* **INFORMATION SUPPLIED**:
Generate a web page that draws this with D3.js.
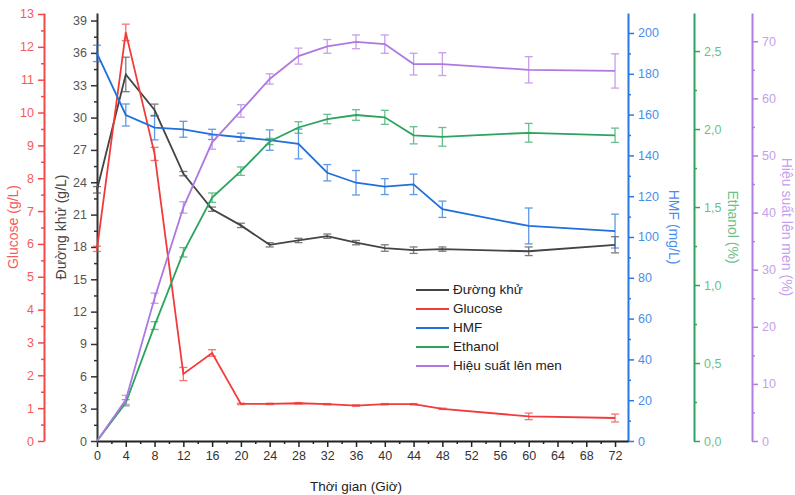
<!DOCTYPE html>
<html>
<head>
<meta charset="utf-8">
<script src="https://cdn.jsdelivr.net/npm/d3@7"></script>
<style>
  body { margin: 0; background: #fff; }
  svg { font-family: "Liberation Sans", Arial, sans-serif; }
</style>
</head>
<body>
<svg id="chart" width="795" height="495"></svg>
<script>
// time points (hours)
const hours = [0, 4, 8, 12, 16, 20, 24, 28, 32, 36, 40, 44, 48, 60, 72];

// Đường khử (g/L)
const duongKhu    = [23.3, 34.0, 30.7, 24.8, 21.5, 20.0, 18.2, 18.6, 19.0, 18.4, 17.9, 17.7, 17.8, 17.6, 18.2];
const duongKhuErr = [0.3, 1.6, 0.55, 0.2, 0.2, 0.2, 0.2, 0.2, 0.2, 0.2, 0.3, 0.3, 0.2, 0.4, 0.75];

// Glucose (g/L)
const glucose    = [5.85, 12.44, 8.74, 2.04, 2.68, 1.13, 1.13, 1.15, 1.12, 1.08, 1.12, 1.12, 0.98, 0.75, 0.7];
const glucoseErr = [0.08, 0.25, 0.2, 0.2, 0.1, 0.02, 0.02, 0.02, 0.02, 0.02, 0.02, 0.02, 0.02, 0.1, 0.12];

// HMF (mg/L)
const hmf    = [190, 159.8, 153.6, 152.8, 150.3, 148.9, 147.5, 145.6, 131.5, 126.6, 124.7, 125.8, 113.6, 105.4, 102.9];
const hmfErr = [4, 5.4, 6, 3.9, 2.5, 2, 5, 7.3, 4, 6, 3.9, 5, 4, 8.8, 8.3];

// Ethanol (%)
const ethanol    = [0, 0.245, 0.74, 1.21, 1.56, 1.73, 1.92, 2.01, 2.064, 2.09, 2.075, 1.96, 1.95, 1.976, 1.96];
const ethanolErr = [0, 0.02, 0.025, 0.03, 0.03, 0.027, 0.02, 0.037, 0.03, 0.034, 0.045, 0.055, 0.06, 0.06, 0.046];

// Hiệu suất lên men (%)
const hieuSuat    = [0, 7.2, 25.0, 40.9, 52.3, 57.8, 63.4, 67.4, 69.1, 69.9, 69.5, 66.0, 66.0, 65.0, 64.8];
const hieuSuatErr = [0, 0.8, 0.9, 1.0, 1.2, 1.1, 0.9, 1.4, 1.2, 1.2, 1.6, 1.9, 2.0, 2.3, 3.0];

const xTicks = d3.range(0, 73, 4);
const legendNames = ["Đường khử", "Glucose", "HMF", "Ethanol", "Hiệu suất lên men"];

const svg = d3.select("#chart");
const plotTop = 13, plotBottom = 441, plotLeft = 97, plotRight = 628;

const x = d3.scaleLinear().domain([0, 73.8]).range([plotLeft, plotRight]);
const yBlack = d3.scaleLinear().domain([0, 39.7]).range([plotBottom, plotTop]);
const yGlu = d3.scaleLinear().domain([0, 13.03]).range([plotBottom, plotTop]);
const yHmf = d3.scaleLinear().domain([0, 209.8]).range([plotBottom, plotTop]);
const yEth = d3.scaleLinear().domain([0, 2.744]).range([plotBottom, plotTop]);
const yPur = d3.scaleLinear().domain([0, 74.95]).range([plotBottom, plotTop]);

const comma = v => d3.format(".1f")(v).replace(".", ",");

// axis helper: major + minor ticks
function drawAxis(opts) {
  const g = svg.append("g").attr("transform", opts.transform);
  const mk = opts.side === "left" ? d3.axisLeft : (opts.side === "right" ? d3.axisRight : d3.axisBottom);
  g.append("g").call(mk(opts.scale).tickValues(opts.minor).tickSize(3).tickFormat(""))
    .call(a => a.selectAll(".tick line").attr("stroke", opts.color).attr("stroke-width", 1.5))
    .call(a => a.select(".domain").remove());
  g.append("g").call(mk(opts.scale).tickValues(opts.major).tickSize(6).tickSizeOuter(0)
      .tickPadding(4).tickFormat(opts.format || (d => d)))
    .call(a => a.select(".domain").attr("stroke", opts.color).attr("stroke-width", 2))
    .call(a => a.selectAll(".tick line").attr("stroke", opts.color).attr("stroke-width", 1.5))
    .call(a => a.selectAll(".tick text").attr("fill", opts.textColor).style("font-size", "12.5px")
      .style("font-family", "Liberation Sans, Arial, sans-serif"));
  return g;
}

// Glucose axis (far left)
drawAxis({ side: "left", scale: yGlu, transform: "translate(44,0)", color: "#f24a4a", textColor: "#f45b5b",
  major: d3.range(0, 13.1, 1), minor: d3.range(0.5, 13, 1) });
// Đường khử axis
drawAxis({ side: "left", scale: yBlack, transform: `translate(${plotLeft},0)`, color: "#333", textColor: "#555",
  major: d3.range(0, 39.1, 3), minor: d3.range(1.5, 39.7, 3) });
// HMF axis
drawAxis({ side: "right", scale: yHmf, transform: `translate(${plotRight},0)`, color: "#2a78e4", textColor: "#4a8eea",
  major: d3.range(0, 201, 20), minor: d3.range(10, 209, 20) });
// Ethanol axis
drawAxis({ side: "right", scale: yEth, transform: "translate(694,0)", color: "#2ea362", textColor: "#6cbf88",
  major: d3.range(0, 2.51, 0.5), minor: d3.range(0.25, 2.74, 0.5), format: comma });
// Hiệu suất axis
drawAxis({ side: "right", scale: yPur, transform: "translate(752,0)", color: "#b07ee2", textColor: "#c6a0ec",
  major: d3.range(0, 71, 10), minor: d3.range(5, 75, 10) });
// x axis
drawAxis({ side: "bottom", scale: x, transform: `translate(0,${plotBottom})`, color: "#222", textColor: "#333",
  major: xTicks, minor: d3.range(2, 73.8, 4) });

// axis titles
function vTitle(text, px, color, rot) {
  svg.append("text").attr("transform", `translate(${px},227) rotate(${rot})`)
    .attr("text-anchor", "middle").attr("dominant-baseline", "middle")
    .attr("fill", color).style("font-size", "14px").text(text);
}
vTitle("Glucose (g/L)", 14, "#f45b5b", -90);
vTitle("Đường khử (g/L)", 62, "#444", -90);
vTitle("HMF (mg/L)", 673, "#4a8eea", 90);
vTitle("Ethanol (%)", 732, "#6cbf88", 90);
vTitle("Hiệu suất lên men (%)", 786, "#c6a0ec", 90);
svg.append("text").attr("x", 356).attr("y", 491).attr("text-anchor", "middle")
  .attr("fill", "#222").style("font-size", "13.5px").text("Thời gian (Giờ)");

// series
const series = [
  { name: legendNames[0], vals: duongKhu, errs: duongKhuErr, y: yBlack, color: "#444444" },
  { name: legendNames[1], vals: glucose, errs: glucoseErr, y: yGlu, color: "#f23a3a" },
  { name: legendNames[2], vals: hmf, errs: hmfErr, y: yHmf, color: "#1f6fdc" },
  { name: legendNames[3], vals: ethanol, errs: ethanolErr, y: yEth, color: "#2ca35e" },
  { name: legendNames[4], vals: hieuSuat, errs: hieuSuatErr, y: yPur, color: "#ae78e2" }
];

series.forEach(s => {
  const pts = hours.map((h, i) => ({ h: h, v: s.vals[i], e: s.errs[i] }));
  const line = d3.line().x(d => x(d.h)).y(d => s.y(d.v));
  svg.append("path").datum(pts).attr("d", line).attr("fill", "none")
    .attr("stroke", s.color).attr("stroke-width", 1.8);
  const eb = svg.append("g").attr("stroke", s.color).attr("stroke-width", 1.3).attr("opacity", 0.7);
  pts.filter(d => d.e > 0).forEach(d => {
    const cx = x(d.h), y1 = s.y(d.v + d.e), y2 = s.y(d.v - d.e);
    eb.append("line").attr("x1", cx).attr("x2", cx).attr("y1", y1).attr("y2", y2);
    eb.append("line").attr("x1", cx - 4).attr("x2", cx + 4).attr("y1", y1).attr("y2", y1);
    eb.append("line").attr("x1", cx - 4).attr("x2", cx + 4).attr("y1", y2).attr("y2", y2);
  });
});

// legend
const legend = svg.append("g").attr("transform", "translate(416,290)");
series.forEach((s, i) => {
  const row = legend.append("g").attr("transform", `translate(0,${i * 19})`);
  row.append("line").attr("x1", 0).attr("x2", 33).attr("y1", 0).attr("y2", 0)
    .attr("stroke", s.color).attr("stroke-width", 1.8);
  row.append("text").attr("x", 37).attr("y", 0).attr("dominant-baseline", "middle")
    .attr("fill", "#222").style("font-size", "13.5px").text(s.name);
});
</script>
</body>
</html>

* **SET PROBLEM**:
Pictures stay out. Print the data exactly, from its first line through the line containing "0.2, 0.4, 0.75];".

* **ANSWER IN FULL**:
Generate a web page that draws this with D3.js.
<!DOCTYPE html>
<html>
<head>
<meta charset="utf-8">
<script src="https://cdn.jsdelivr.net/npm/d3@7"></script>
<style>
  body { margin: 0; background: #fff; }
  svg { font-family: "Liberation Sans", Arial, sans-serif; }
</style>
</head>
<body>
<svg id="chart" width="795" height="495"></svg>
<script>
// time points (hours)
const hours = [0, 4, 8, 12, 16, 20, 24, 28, 32, 36, 40, 44, 48, 60, 72];

// Đường khử (g/L)
const duongKhu    = [23.3, 34.0, 30.7, 24.8, 21.5, 20.0, 18.2, 18.6, 19.0, 18.4, 17.9, 17.7, 17.8, 17.6, 18.2];
const duongKhuErr = [0.3, 1.6, 0.55, 0.2, 0.2, 0.2, 0.2, 0.2, 0.2, 0.2, 0.3, 0.3, 0.2, 0.4, 0.75];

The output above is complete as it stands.